L249: not clear why this hypothesis is not presented as the most likely, on the basis of these divergence levels…
I am not sure the arguments are strong enough to suggest that this insertion has any effect, either positive or negative, on fitness. The fact that it appears to be polymorphic does not argue for a strong positive effect anyhow.
L287: “It likely represents a snapshot of evolution, when a mutational event occurred, but selection did not have time yet to act.” I don’t get this idea. Is it argued that there are selective effects, but very mild ones?

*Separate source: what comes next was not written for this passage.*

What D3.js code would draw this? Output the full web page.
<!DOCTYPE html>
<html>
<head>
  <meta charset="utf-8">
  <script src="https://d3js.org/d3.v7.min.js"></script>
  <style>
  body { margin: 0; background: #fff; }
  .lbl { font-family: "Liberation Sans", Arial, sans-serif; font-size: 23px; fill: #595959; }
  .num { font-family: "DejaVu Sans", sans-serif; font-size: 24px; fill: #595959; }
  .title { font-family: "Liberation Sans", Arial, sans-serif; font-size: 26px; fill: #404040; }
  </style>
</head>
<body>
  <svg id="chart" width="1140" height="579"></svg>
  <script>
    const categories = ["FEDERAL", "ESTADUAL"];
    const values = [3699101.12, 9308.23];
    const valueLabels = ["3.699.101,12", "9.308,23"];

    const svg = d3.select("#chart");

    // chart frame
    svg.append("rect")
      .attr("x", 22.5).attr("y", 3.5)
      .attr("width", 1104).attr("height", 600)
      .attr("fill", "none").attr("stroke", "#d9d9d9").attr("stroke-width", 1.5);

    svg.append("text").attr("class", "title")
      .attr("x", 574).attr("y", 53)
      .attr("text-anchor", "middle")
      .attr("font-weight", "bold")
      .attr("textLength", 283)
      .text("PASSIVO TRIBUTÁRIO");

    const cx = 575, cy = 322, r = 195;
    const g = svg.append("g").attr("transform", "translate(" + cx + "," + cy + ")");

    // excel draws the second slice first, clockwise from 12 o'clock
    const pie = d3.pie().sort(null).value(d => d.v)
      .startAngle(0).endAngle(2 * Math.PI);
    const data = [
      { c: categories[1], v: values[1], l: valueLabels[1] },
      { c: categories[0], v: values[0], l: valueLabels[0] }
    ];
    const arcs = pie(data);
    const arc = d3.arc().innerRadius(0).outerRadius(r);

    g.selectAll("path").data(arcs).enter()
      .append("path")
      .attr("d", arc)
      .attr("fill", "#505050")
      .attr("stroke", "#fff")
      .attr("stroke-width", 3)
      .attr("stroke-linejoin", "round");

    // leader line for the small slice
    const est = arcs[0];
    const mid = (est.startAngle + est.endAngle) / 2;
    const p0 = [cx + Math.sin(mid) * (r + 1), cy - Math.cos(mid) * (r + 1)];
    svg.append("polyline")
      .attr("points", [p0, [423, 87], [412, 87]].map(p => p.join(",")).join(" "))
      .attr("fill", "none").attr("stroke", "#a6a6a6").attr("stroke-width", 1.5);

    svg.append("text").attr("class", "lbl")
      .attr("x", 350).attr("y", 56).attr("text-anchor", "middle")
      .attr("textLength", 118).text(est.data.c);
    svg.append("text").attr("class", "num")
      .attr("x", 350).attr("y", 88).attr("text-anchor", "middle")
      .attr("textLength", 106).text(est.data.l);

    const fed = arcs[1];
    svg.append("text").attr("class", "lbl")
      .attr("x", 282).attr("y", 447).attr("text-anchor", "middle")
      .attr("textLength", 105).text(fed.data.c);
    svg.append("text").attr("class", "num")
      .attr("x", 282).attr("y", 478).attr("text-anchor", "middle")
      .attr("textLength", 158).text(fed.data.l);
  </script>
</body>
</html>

L289: “Its absence in any field isolates of U. maydis sequenced so far…” I had not noticed before that this is only found in the lab. To me, this changes substantially the take home message: it is in fact very plausible that this mutation would be selected against in the field; more generally, the fact that there is no indication of any fitness consequence of this insertion would lead me to take this as an example of a special mutational event. The fact that natural strains don’t have the intron and don’t have the nuclear insertion either also argues against the view that the intron was transferred to the nucleus => more likely a horizontal transfer.

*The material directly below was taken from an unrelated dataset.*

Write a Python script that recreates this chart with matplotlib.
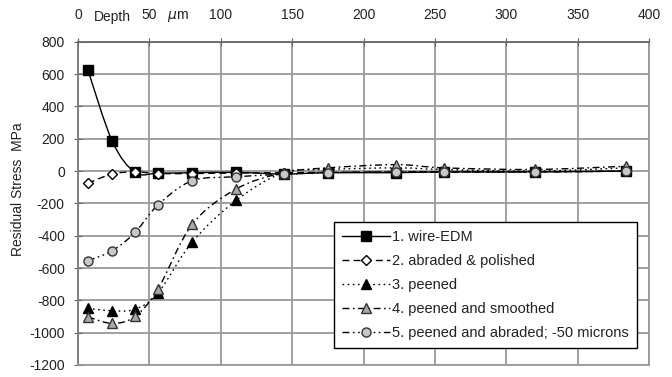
import numpy as np
import matplotlib
matplotlib.use("Agg")
import matplotlib.pyplot as plt
from matplotlib.path import Path
from matplotlib.patches import PathPatch
from matplotlib.lines import Line2D
from matplotlib.transforms import blended_transform_factory

plt.rcParams['font.family'] = ['Liberation Sans', 'DejaVu Sans']
plt.rcParams['axes.unicode_minus'] = False

# depth below surface, micrometres
depth = [7, 24, 40, 56, 80, 111, 144, 175, 223, 256, 320, 384]

wire_edm = [625, 185, -8, -13, -10, -8, -18, -10, -10, -5, -5, 0]
abraded_polished = [-75, -18, -5, -15, -15, -12, -10, -8, -5, -5, -5, 0]
peened = [-850, -865, -855, -755, -440, -180, -10, 10, 20, 10, 0, 20]
peened_smoothed = [-902, -943, -900, -730, -330, -110, -10, 20, 40, 20, 10, 30]
peened_abraded = [-555, -493, -380, -210, -60, -35, -20, -10, -5, -5, -5, 0]

labels = ["1. wire-EDM", "2. abraded & polished", "3. peened",
          "4. peened and smoothed", "5. peened and abraded; -50 microns"]

x_ticks = [0, 50, 100, 150, 200, 250, 300, 350, 400]
y_ticks = [800, 600, 400, 200, 0, -200, -400, -600, -800, -1000, -1200]


def smooth_path(xs, ys):
    """Catmull-Rom curve through the points, as cubic Bezier segments."""
    p = np.column_stack([xs, ys]).astype(float)
    n = len(p)
    verts = [p[0]]
    codes = [Path.MOVETO]
    for i in range(n - 1):
        p0 = p[i - 1] if i > 0 else p[i]
        p1, p2 = p[i], p[i + 1]
        p3 = p[i + 2] if i + 2 < n else p[i + 1]
        c1 = p1 + (p2 - p0) / 6.0
        c2 = p2 - (p3 - p1) / 6.0
        verts += [c1, c2, p2]
        codes += [Path.CURVE4] * 3
    return Path(verts, codes)


fig = plt.figure(figsize=(6.72, 3.77), dpi=100)
ax = fig.add_axes([0.116, 0.032, 0.85, 0.857])

grid_c = '#999999'
ax.set_xlim(0, 400)
ax.set_ylim(-1200, 800)
ax.set_xticks(x_ticks)
ax.set_yticks(y_ticks)
ax.grid(True, color=grid_c, linewidth=1.3)
ax.set_axisbelow(True)
for s in ax.spines.values():
    s.set_color(grid_c)
    s.set_linewidth(1.3)
ax.spines['top'].set_color('#666666')
ax.spines['left'].set_color('#777777')
ax.xaxis.tick_top()
ax.tick_params(axis='x', direction='inout', length=6, color='#666666',
               labelsize=10, pad=11.5, labelcolor='#222222')
ax.tick_params(axis='y', direction='inout', length=6, color='#666666',
               labelsize=10, pad=6.5, labelcolor='#222222')

ax.set_ylabel("Residual Stress  MPa", fontsize=10, color='#222222')
ax.yaxis.set_label_coords(-0.093, 0.543)

# axis captions placed among the top tick labels
cap_tr = blended_transform_factory(ax.transData, fig.transFigure)
ax.text(24, 1 - 16.5 / 377, "Depth", transform=cap_tr,
        ha='center', va='center', fontsize=10, color='#222222')
ax.text(70, 1 - 16.5 / 377, r"$\mu$m", transform=cap_tr,
        ha='center', va='center', fontsize=10, color='#222222')

series = [
    (wire_edm, '-', 's', 'black', 'black', 6.5),
    (abraded_polished, (0, (5, 3)), 'D', 'white', 'black', 5),
    (peened, (0, (1.2, 2.5)), '^', 'black', 'black', 7),
    (peened_smoothed, (0, (5, 2.5, 1.2, 2.5)), '^', '#a8a8a8', '#333333', 7),
    (peened_abraded, (0, (5, 2.5, 1.2, 2.5, 1.2, 2.5)), 'o', '#c8c8c8', '#333333', 6.5),
]

handles = []
for (vals, ls, mk, fc, ec, ms), lab in zip(series, labels):
    patch = PathPatch(smooth_path(depth, vals), fill=False, edgecolor='black',
                      linewidth=1.0, linestyle=ls, zorder=3)
    ax.add_patch(patch)
    ax.plot(depth, vals, linestyle='none', marker=mk, markersize=ms,
            markerfacecolor=fc, markeredgecolor=ec, markeredgewidth=1.0,
            zorder=4)
    handles.append(Line2D([], [], color='black', linewidth=1.0, linestyle=ls,
                          marker=mk, markersize=ms, markerfacecolor=fc,
                          markeredgecolor=ec, label=lab))

leg = ax.legend(handles=handles, loc='lower right',
                bbox_to_anchor=(0.979, 0.053), borderaxespad=0,
                fontsize=10.5, frameon=True, fancybox=False,
                edgecolor='black', framealpha=1.0, handlelength=3.3,
                handletextpad=0.15, borderpad=0.55, labelspacing=0.68)
leg.get_frame().set_linewidth(1.0)
for t in leg.get_texts():
    t.set_color('#222222')

fig.savefig("out.png", dpi=100)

Could such a transfer have happened in the lab? Are the two species kept in close contact?
Additional requirements of the managing board:
Please ignore this message if you already took there requirements into consideration.
As indicated in the 'How does it work?’ section and in the code of conduct, please make sure that:
-Data are available to readers, either in the text or through an open data repository such as Zenodo (free), Dryad (to pay) or some other institutional repository. Data must be reusable, thus metadata or accompanying text must carefully describe the data.
-Details on quantitative analyses (e.g., data treatment and statistical scripts in R, bioinformatic pipeline scripts, etc.) and details concerning simulations (scripts, codes) are available to readers in the text, as appendices, or through an open data repository, such as Zenodo, Dryad or some other institutional repository. The scripts or codes must be carefully described so that they can be reused.
-Details on experimental procedures are available to readers in the text or as appendices.
-Authors have no financial conflict of interest relating to the article. The article must contain a "Conflict of interest disclosure" paragraph before the reference section containing this sentence: "The authors of this preprint declare that they have no financial conflict of interest with the content of this article." If appropriate, this disclosure may be completed by a sentence indicating that some of the authors are PCI recommenders: “XXX is one of the PCI XXX recommenders.”